In his answers to the magistrate judge's questionnaire filed on January 26, 2005, Williams relates statements attributed to third parties who allegedly told him that Forrest and Ringer were responsible for his transfer off the Estes Unit. However, such statements are clearly hearsay and therefore are incompetent to satisfy the requirements of Rule 56(e).
Although it is undisputed that Griffin exhausted administrative remedies with respect to his excessive use of force claim, in order to demonstrate the existence of genuine issues of fact with respect to Movants' liability, he was required to produce evidence of their personal involvement in the May 17, 2004 incident. See Exhibit 3 to Defendants' motion. Therefore, Defendants are entitled to summary judgment on this claim as well.
RECOMMENDATION:
For the foregoing reasons it is recommended that the District Court grant Defendants David Forrest and Michael Singer's motion for summary judgment and that the District Court enter judgment dismissing all federal claims brought against them in this action with prejudice, and
It is further recommended that the District Court enter its order remanding all remaining claims asserted by Plaintiffs to the 18th Judicial District Court of Johnson County, Texas, for all further proceedings pursuant to 28 U.S.C. § 1367(c).Coghlan v. Wellcraft Marine Corp., 240 F.3d 449, 455 (5th Cir. 2001).
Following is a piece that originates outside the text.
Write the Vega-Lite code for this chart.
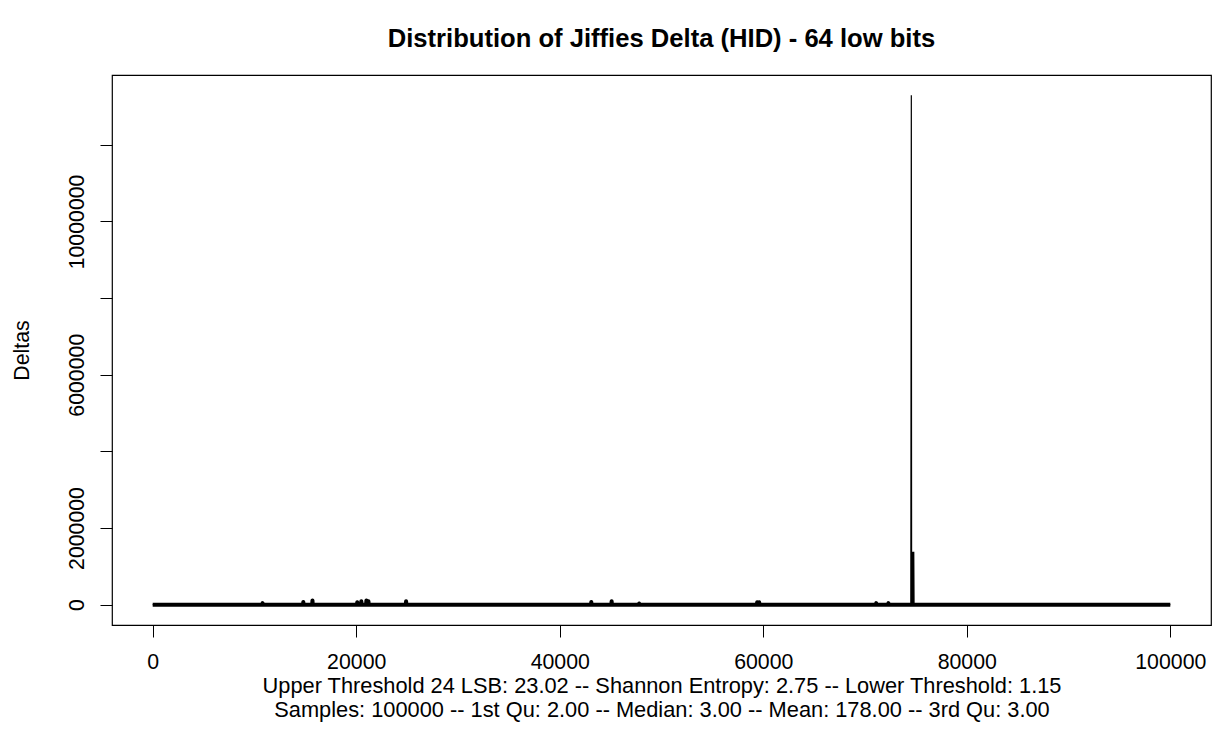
{
  "$schema": "https://vega.github.io/schema/vega-lite/v6.json",
  "width": 1099,
  "height": 550,
  "autosize": {"type": "none"},
  "padding": {"left": 112, "top": 75, "right": 2, "bottom": 106},
  "background": "white",
  "title": {
    "text": "Distribution of Jiffies Delta (HID) - 64 low bits",
    "anchor": "middle",
    "frame": "group",
    "font": "Liberation Sans",
    "fontSize": 25.6,
    "fontWeight": "bold",
    "color": "black",
    "baseline": "alphabetic",
    "offset": 2
  },
  "config": {
    "font": "Liberation Sans",
    "view": {"stroke": "black", "strokeWidth": 1.2}
  },
  "data": {
    "values": [
      {"index": 0, "delta": 3},
      {"index": 5000, "delta": 3},
      {"index": 10000, "delta": 3},
      {"index": 10770, "delta": 3},
      {"index": 10800, "delta": 40000},
      {"index": 10830, "delta": 3},
      {"index": 14770, "delta": 3},
      {"index": 14800, "delta": 70000},
      {"index": 14830, "delta": 3},
      {"index": 15670, "delta": 3},
      {"index": 15700, "delta": 110000},
      {"index": 15730, "delta": 3},
      {"index": 20070, "delta": 3},
      {"index": 20100, "delta": 60000},
      {"index": 20130, "delta": 3},
      {"index": 20470, "delta": 3},
      {"index": 20500, "delta": 90000},
      {"index": 20530, "delta": 3},
      {"index": 20970, "delta": 3},
      {"index": 21000, "delta": 110000},
      {"index": 21030, "delta": 3},
      {"index": 21170, "delta": 3},
      {"index": 21200, "delta": 90000},
      {"index": 21230, "delta": 3},
      {"index": 24870, "delta": 3},
      {"index": 24900, "delta": 90000},
      {"index": 24930, "delta": 3},
      {"index": 30000, "delta": 3},
      {"index": 35000, "delta": 3},
      {"index": 40000, "delta": 3},
      {"index": 43070, "delta": 3},
      {"index": 43100, "delta": 70000},
      {"index": 43130, "delta": 3},
      {"index": 45070, "delta": 3},
      {"index": 45100, "delta": 90000},
      {"index": 45130, "delta": 3},
      {"index": 47770, "delta": 3},
      {"index": 47800, "delta": 30000},
      {"index": 47830, "delta": 3},
      {"index": 50000, "delta": 3},
      {"index": 55000, "delta": 3},
      {"index": 59370, "delta": 3},
      {"index": 59400, "delta": 60000},
      {"index": 59430, "delta": 3},
      {"index": 59570, "delta": 3},
      {"index": 59600, "delta": 60000},
      {"index": 59630, "delta": 3},
      {"index": 65000, "delta": 3},
      {"index": 70000, "delta": 3},
      {"index": 71070, "delta": 3},
      {"index": 71100, "delta": 40000},
      {"index": 71130, "delta": 3},
      {"index": 72270, "delta": 3},
      {"index": 72300, "delta": 40000},
      {"index": 72330, "delta": 3},
      {"index": 74500, "delta": 3},
      {"index": 74550, "delta": 13290000},
      {"index": 74580, "delta": 3},
      {"index": 74610, "delta": 1380000},
      {"index": 74640, "delta": 3},
      {"index": 74670, "delta": 1370000},
      {"index": 74700, "delta": 3},
      {"index": 74730, "delta": 1380000},
      {"index": 74760, "delta": 3},
      {"index": 74790, "delta": 1380000},
      {"index": 74820, "delta": 3},
      {"index": 80000, "delta": 3},
      {"index": 85000, "delta": 3},
      {"index": 90000, "delta": 3},
      {"index": 95000, "delta": 3},
      {"index": 100000, "delta": 3}
    ]
  },
  "encoding": {
    "x": {
      "field": "index",
      "type": "quantitative",
      "scale": {"domain": [-4000, 104000], "nice": false, "zero": false},
      "axis": {
        "values": [0, 20000, 40000, 60000, 80000, 100000],
        "format": "d",
        "grid": false,
        "domain": false,
        "ticks": true,
        "tickSize": 12,
        "tickColor": "black",
        "tickWidth": 1,
        "labelFont": "Liberation Sans",
        "labelFontSize": 21.3,
        "labelColor": "black",
        "labelBaseline": "alphabetic",
        "labelPadding": 31,
        "labelFlush": false,
        "labelOverlap": false,
        "title": [
          "Upper Threshold 24 LSB: 23.02 -- Shannon Entropy: 2.75 -- Lower Threshold: 1.15",
          "Samples: 100000 -- 1st Qu: 2.00 -- Median: 3.00 -- Mean: 178.00 -- 3rd Qu: 3.00"
        ],
        "titleFont": "Liberation Sans",
        "titleFontSize": 21.8,
        "titleFontWeight": "normal",
        "titleColor": "black",
        "titleBaseline": "top",
        "titleAlign": "center",
        "titleAnchor": "middle",
        "titleLineHeight": 24.6,
        "titleX": 549.5,
        "titleY": 50
      }
    },
    "y": {
      "field": "delta",
      "type": "quantitative",
      "scale": {"domain": [-531600, 13821600], "nice": false, "zero": false},
      "axis": {
        "values": [0, 2000000, 4000000, 6000000, 8000000, 10000000, 12000000],
        "format": "d",
        "labelExpr": "datum.value == 4000000 || datum.value == 8000000 || datum.value == 12000000 ? '' : datum.label",
        "grid": false,
        "domain": false,
        "tickSize": 12,
        "tickColor": "black",
        "tickWidth": 1,
        "labelFont": "Liberation Sans",
        "labelFontSize": 21.3,
        "labelColor": "black",
        "labelAngle": -90,
        "labelAlign": "center",
        "labelBaseline": "alphabetic",
        "labelPadding": 17,
        "labelOverlap": false,
        "labelFlush": false,
        "title": "Deltas",
        "titleFont": "Liberation Sans",
        "titleFontSize": 21.3,
        "titleFontWeight": "normal",
        "titleColor": "black",
        "titleAngle": -90,
        "titleAlign": "center",
        "titleBaseline": "alphabetic",
        "titleX": -84,
        "titleY": 275
      }
    }
  },
  "layer": [
    {
      "transform": [{"filter": "datum.delta < 200000"}],
      "mark": {"type": "line", "color": "black", "strokeWidth": 4, "strokeJoin": "round", "strokeCap": "butt", "clip": true}
    },
    {
      "mark": {"type": "line", "color": "black", "strokeWidth": 1.2, "strokeJoin": "bevel", "clip": true}
    }
  ]
}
A copy of this recommendation shall be transmitted to Plaintiffs and counsel for Defendants Forrest and Singer.
NOTICE
In the event that you wish to object to this recommendation, you are hereby notified that you must file your written objections within ten days after being served with a copy of this recommendation. Pursuant to Douglass v. United Servs. Auto Ass'n, 79 F.3d 1415 (5th Cir. 1996) (en banc), a party's failure to file written objections to these proposed findings of fact and conclusions of law within such ten-day period may bar ade novo determination by the district judge of any finding of fact or conclusion of law and shall bar such party, except upon grounds of plain error, from attacking on appeal the unobjected to proposed findings of fact and conclusions of law accepted by the district court.